**Supplied data**
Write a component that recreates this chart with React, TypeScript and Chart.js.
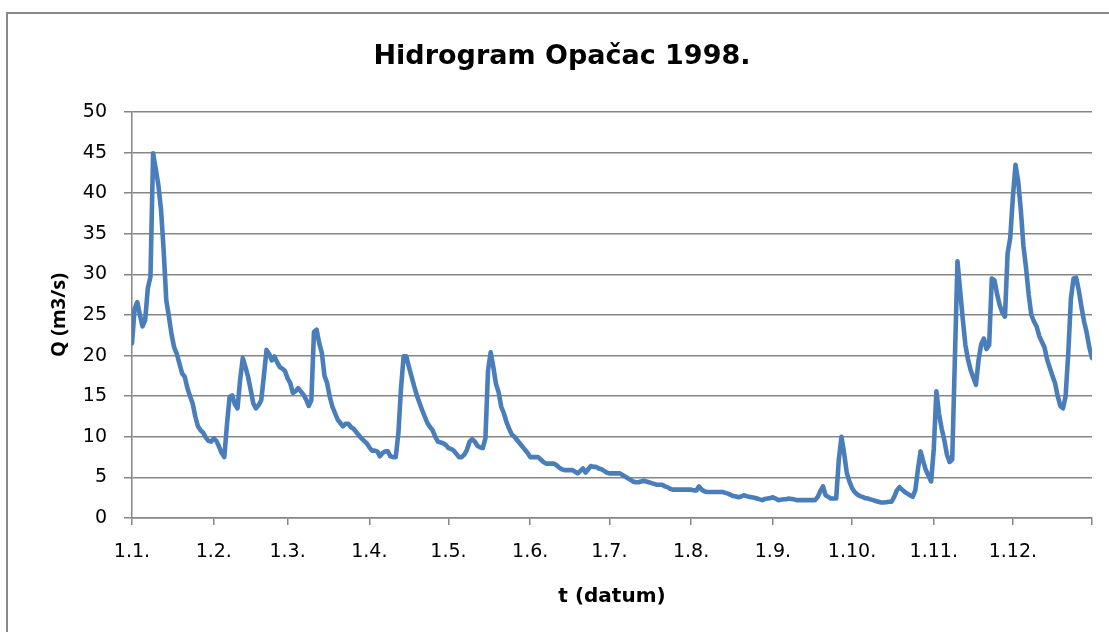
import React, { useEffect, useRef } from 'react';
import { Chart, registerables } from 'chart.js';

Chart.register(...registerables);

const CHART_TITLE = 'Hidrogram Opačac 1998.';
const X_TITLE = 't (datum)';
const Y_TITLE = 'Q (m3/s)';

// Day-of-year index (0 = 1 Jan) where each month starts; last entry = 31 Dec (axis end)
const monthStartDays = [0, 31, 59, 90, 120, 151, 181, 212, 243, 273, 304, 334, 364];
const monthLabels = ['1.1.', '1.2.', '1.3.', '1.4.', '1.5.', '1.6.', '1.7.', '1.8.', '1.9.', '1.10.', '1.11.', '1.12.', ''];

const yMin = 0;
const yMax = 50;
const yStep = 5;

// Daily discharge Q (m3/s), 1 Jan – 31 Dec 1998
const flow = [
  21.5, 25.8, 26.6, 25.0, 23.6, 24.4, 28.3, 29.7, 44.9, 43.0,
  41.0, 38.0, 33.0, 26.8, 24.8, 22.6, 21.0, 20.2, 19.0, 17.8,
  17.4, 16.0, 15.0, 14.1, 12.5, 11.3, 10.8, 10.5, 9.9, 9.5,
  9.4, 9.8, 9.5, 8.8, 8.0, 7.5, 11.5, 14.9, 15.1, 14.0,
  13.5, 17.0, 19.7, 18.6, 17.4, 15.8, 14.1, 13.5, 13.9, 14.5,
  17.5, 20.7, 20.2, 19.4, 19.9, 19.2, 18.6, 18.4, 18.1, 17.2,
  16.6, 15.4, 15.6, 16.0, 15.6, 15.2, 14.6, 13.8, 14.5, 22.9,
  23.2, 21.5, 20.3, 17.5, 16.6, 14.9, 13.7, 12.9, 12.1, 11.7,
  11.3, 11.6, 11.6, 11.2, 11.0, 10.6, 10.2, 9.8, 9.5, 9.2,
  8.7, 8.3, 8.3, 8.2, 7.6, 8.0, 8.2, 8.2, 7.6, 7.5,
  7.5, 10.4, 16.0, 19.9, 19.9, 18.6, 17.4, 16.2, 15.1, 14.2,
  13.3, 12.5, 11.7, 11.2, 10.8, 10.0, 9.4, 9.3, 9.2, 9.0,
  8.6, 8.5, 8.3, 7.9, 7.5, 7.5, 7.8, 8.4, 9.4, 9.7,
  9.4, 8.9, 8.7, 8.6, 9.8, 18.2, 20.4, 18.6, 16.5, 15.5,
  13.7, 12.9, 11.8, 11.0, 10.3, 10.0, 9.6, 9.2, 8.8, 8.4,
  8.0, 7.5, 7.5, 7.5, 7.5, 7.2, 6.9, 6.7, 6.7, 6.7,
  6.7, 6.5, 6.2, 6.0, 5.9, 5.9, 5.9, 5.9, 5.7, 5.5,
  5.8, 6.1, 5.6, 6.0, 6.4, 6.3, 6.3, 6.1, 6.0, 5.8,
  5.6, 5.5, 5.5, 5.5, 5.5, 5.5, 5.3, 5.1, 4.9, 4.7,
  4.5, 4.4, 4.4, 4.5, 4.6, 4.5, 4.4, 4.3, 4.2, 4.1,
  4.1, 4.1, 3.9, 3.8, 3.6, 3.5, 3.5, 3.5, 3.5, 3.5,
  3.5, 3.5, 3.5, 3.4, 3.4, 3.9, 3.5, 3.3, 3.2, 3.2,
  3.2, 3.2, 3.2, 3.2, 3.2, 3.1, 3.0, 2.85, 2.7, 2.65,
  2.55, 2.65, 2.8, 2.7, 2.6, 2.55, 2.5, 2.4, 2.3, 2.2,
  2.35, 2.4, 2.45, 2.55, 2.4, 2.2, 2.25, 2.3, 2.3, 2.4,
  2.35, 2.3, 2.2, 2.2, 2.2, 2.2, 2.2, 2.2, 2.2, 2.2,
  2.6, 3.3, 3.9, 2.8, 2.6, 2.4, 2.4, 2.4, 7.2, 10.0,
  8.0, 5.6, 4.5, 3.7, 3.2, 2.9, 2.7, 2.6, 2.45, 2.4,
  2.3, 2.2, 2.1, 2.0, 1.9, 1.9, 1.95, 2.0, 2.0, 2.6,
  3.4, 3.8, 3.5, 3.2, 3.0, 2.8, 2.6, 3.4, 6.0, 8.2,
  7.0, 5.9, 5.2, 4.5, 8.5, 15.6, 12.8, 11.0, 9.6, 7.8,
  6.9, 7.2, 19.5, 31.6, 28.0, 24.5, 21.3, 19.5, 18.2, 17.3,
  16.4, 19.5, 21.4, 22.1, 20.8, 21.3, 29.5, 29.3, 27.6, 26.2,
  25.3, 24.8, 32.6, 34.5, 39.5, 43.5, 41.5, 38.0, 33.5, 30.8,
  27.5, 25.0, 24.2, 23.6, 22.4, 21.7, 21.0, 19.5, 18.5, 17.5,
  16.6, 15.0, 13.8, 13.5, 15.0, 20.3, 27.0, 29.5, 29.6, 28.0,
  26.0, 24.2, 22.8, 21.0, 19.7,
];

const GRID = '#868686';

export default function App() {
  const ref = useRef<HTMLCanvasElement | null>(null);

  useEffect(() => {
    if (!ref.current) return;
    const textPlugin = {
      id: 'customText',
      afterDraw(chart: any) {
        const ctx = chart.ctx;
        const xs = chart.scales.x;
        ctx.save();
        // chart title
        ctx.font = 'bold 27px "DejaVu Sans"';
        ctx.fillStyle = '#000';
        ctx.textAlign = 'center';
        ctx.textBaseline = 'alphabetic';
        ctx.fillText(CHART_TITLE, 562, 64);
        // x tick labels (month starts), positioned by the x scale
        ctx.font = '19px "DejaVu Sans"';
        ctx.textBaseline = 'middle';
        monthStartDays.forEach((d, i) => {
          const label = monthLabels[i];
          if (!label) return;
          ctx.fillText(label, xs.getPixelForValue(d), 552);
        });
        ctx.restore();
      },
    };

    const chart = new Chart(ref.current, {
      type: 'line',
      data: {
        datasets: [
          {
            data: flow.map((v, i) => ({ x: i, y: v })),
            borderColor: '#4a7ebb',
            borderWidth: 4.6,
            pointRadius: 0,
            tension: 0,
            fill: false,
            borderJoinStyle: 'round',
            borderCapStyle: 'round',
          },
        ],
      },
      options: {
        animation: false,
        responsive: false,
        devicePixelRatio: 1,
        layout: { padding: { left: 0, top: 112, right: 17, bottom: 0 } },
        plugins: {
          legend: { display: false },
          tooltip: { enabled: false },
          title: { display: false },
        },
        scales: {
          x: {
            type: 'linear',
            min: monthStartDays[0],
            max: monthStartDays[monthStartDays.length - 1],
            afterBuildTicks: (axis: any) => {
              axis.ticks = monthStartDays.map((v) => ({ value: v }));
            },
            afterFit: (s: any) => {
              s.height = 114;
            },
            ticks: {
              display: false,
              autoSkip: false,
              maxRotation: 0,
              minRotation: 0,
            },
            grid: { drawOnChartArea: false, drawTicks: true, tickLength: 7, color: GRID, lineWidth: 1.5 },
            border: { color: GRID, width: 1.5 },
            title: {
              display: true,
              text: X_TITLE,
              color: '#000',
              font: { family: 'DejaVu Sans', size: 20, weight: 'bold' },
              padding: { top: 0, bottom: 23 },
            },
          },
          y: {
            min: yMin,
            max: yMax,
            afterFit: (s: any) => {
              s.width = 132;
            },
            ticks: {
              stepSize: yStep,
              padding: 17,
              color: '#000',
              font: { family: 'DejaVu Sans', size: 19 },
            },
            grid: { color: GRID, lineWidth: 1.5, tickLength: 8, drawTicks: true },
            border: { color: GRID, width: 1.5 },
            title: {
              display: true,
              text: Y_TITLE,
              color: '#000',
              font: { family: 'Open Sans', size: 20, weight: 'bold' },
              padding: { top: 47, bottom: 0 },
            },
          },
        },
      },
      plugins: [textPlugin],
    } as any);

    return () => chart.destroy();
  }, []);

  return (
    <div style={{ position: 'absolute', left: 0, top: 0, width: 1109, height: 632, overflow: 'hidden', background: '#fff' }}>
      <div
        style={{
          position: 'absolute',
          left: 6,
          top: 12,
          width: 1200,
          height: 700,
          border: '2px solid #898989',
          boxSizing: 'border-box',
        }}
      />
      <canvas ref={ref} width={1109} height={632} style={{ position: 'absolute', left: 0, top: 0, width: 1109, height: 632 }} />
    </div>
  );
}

**What to work on**
From the opening line of the listing above through the line bearing "Chart.register(...registerables);", repeat each line exactly. Drop every picture.

**Written response**
Write a component that recreates this chart with React, TypeScript and Chart.js.
import React, { useEffect, useRef } from 'react';
import { Chart, registerables } from 'chart.js';

Chart.register(...registerables);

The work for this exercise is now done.